■ **EXERCISE AIM**
Search the material below for the word "document" and copy every line in which it occurs.

■ **DATA LINES**
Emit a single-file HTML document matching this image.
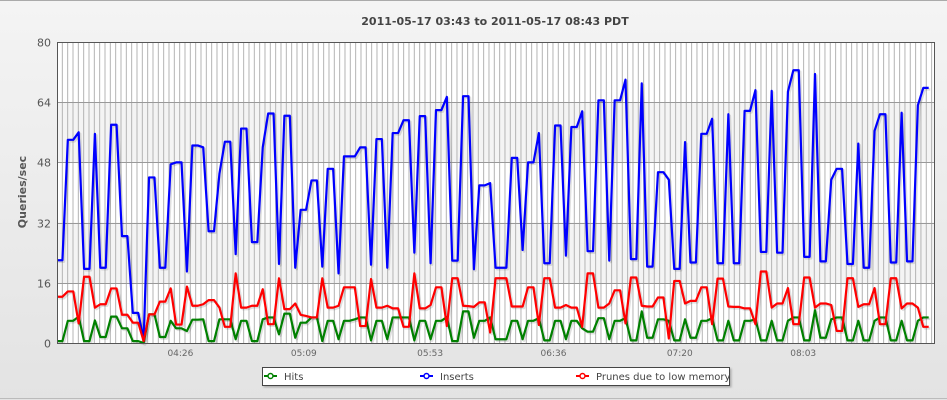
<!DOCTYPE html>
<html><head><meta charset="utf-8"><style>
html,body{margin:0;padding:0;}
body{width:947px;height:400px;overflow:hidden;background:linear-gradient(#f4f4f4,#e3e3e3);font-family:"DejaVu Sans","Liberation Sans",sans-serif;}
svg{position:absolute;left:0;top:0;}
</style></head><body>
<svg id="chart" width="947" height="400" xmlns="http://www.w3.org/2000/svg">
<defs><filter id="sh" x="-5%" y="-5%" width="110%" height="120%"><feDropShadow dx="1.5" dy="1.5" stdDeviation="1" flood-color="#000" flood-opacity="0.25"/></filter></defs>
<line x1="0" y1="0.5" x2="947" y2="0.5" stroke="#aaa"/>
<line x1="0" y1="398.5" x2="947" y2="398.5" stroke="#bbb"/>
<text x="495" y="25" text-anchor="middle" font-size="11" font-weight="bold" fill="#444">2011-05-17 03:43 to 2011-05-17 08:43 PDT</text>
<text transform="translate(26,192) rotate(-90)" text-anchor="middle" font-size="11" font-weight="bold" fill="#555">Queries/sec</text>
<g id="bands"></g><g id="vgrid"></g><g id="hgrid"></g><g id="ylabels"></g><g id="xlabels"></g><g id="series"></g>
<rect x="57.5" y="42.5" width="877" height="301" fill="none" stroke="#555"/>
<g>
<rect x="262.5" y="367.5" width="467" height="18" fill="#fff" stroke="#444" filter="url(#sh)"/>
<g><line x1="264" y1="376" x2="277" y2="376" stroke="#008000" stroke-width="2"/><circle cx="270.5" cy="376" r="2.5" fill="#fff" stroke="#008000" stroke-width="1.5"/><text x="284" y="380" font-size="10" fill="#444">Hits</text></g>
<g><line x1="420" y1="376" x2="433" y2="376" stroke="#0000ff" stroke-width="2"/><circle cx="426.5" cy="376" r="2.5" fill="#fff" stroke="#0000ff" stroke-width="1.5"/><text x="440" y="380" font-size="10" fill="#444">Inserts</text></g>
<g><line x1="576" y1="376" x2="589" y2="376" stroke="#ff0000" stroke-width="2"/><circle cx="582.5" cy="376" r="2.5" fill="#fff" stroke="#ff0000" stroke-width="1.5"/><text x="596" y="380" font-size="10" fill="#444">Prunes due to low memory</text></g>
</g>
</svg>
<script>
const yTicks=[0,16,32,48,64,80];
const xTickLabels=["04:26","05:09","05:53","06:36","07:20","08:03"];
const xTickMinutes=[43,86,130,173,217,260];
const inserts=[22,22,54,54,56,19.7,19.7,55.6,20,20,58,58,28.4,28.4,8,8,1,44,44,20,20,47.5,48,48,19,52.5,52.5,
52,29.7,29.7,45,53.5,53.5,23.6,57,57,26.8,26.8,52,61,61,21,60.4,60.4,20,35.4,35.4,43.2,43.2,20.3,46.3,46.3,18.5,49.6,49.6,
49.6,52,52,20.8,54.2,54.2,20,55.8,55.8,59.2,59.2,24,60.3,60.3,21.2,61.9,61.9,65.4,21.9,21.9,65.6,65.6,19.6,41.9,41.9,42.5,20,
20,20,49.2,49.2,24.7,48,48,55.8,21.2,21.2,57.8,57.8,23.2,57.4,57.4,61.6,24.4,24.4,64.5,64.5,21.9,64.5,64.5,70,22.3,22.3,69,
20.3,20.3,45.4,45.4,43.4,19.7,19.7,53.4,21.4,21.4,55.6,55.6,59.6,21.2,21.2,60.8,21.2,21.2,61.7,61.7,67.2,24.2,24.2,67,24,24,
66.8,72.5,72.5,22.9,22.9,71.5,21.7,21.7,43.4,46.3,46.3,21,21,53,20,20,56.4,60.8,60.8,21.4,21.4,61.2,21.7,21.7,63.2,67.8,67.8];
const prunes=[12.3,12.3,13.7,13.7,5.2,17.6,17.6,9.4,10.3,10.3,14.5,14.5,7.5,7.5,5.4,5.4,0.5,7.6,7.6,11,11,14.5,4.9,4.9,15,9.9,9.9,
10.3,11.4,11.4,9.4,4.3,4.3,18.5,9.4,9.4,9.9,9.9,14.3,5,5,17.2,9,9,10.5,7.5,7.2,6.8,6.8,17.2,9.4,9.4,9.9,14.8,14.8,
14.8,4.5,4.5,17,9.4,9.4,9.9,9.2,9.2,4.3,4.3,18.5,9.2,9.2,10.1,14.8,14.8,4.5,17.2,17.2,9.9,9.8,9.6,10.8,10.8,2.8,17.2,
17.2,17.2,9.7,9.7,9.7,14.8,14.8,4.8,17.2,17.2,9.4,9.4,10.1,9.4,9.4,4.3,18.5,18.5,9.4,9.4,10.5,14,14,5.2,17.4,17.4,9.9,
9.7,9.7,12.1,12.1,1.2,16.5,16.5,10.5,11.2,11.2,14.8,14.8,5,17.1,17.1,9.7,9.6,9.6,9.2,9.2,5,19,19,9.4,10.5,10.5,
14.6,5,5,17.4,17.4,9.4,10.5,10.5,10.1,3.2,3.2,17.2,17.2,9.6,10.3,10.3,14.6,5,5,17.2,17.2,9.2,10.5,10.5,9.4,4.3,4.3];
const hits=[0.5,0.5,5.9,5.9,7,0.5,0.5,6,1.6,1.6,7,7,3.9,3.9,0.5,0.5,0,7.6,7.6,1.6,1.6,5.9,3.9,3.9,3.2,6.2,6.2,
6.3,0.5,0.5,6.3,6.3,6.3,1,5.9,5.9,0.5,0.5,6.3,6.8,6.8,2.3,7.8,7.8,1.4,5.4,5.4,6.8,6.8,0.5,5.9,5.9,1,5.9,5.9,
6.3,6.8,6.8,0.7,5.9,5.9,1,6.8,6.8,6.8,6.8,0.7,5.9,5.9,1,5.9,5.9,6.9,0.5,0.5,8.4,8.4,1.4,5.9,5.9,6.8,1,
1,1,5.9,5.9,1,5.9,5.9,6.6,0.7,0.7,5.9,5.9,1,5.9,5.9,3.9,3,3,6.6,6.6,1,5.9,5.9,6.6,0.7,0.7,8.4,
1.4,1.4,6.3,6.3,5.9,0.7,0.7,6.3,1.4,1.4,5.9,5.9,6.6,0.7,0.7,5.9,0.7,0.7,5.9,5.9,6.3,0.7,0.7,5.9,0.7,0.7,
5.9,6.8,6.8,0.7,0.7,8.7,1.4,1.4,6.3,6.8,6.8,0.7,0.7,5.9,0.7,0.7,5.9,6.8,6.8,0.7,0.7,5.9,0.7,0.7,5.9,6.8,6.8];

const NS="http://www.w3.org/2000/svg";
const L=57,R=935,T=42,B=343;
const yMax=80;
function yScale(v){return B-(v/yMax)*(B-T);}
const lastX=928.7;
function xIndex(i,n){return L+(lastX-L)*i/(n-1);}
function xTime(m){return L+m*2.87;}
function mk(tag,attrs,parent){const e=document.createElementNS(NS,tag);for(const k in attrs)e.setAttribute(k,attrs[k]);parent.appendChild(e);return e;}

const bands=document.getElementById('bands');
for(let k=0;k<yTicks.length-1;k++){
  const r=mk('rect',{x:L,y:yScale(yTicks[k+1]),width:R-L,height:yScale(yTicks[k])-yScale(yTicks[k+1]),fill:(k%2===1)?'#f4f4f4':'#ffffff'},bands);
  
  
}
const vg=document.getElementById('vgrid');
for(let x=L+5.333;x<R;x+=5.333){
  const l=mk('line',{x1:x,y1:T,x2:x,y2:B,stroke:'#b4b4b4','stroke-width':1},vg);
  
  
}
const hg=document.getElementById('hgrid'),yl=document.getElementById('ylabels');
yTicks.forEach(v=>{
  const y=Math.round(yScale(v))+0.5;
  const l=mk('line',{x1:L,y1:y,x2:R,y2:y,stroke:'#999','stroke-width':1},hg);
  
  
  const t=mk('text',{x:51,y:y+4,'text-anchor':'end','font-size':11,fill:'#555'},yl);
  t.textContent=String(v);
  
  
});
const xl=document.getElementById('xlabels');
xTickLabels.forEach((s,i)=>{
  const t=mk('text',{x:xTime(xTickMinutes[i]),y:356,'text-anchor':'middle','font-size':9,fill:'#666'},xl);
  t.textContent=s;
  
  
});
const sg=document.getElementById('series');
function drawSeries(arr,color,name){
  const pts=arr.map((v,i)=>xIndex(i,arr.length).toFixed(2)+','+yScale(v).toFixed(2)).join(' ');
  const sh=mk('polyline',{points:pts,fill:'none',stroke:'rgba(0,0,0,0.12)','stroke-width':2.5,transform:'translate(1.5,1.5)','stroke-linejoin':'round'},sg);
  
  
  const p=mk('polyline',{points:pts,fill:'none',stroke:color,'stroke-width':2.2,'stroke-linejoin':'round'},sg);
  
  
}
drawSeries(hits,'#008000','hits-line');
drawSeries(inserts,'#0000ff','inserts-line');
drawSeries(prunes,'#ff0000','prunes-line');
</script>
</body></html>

■ **COMPLETE RESPONSE**
Emit a single-file HTML document matching this image.
function mk(tag,attrs,parent){const e=document.createElementNS(NS,tag);for(const k in attrs)e.setAttribute(k,attrs[k]);parent.appendChild(e);return e;}
const bands=document.getElementById('bands');
const vg=document.getElementById('vgrid');
const hg=document.getElementById('hgrid'),yl=document.getElementById('ylabels');
const xl=document.getElementById('xlabels');
const sg=document.getElementById('series');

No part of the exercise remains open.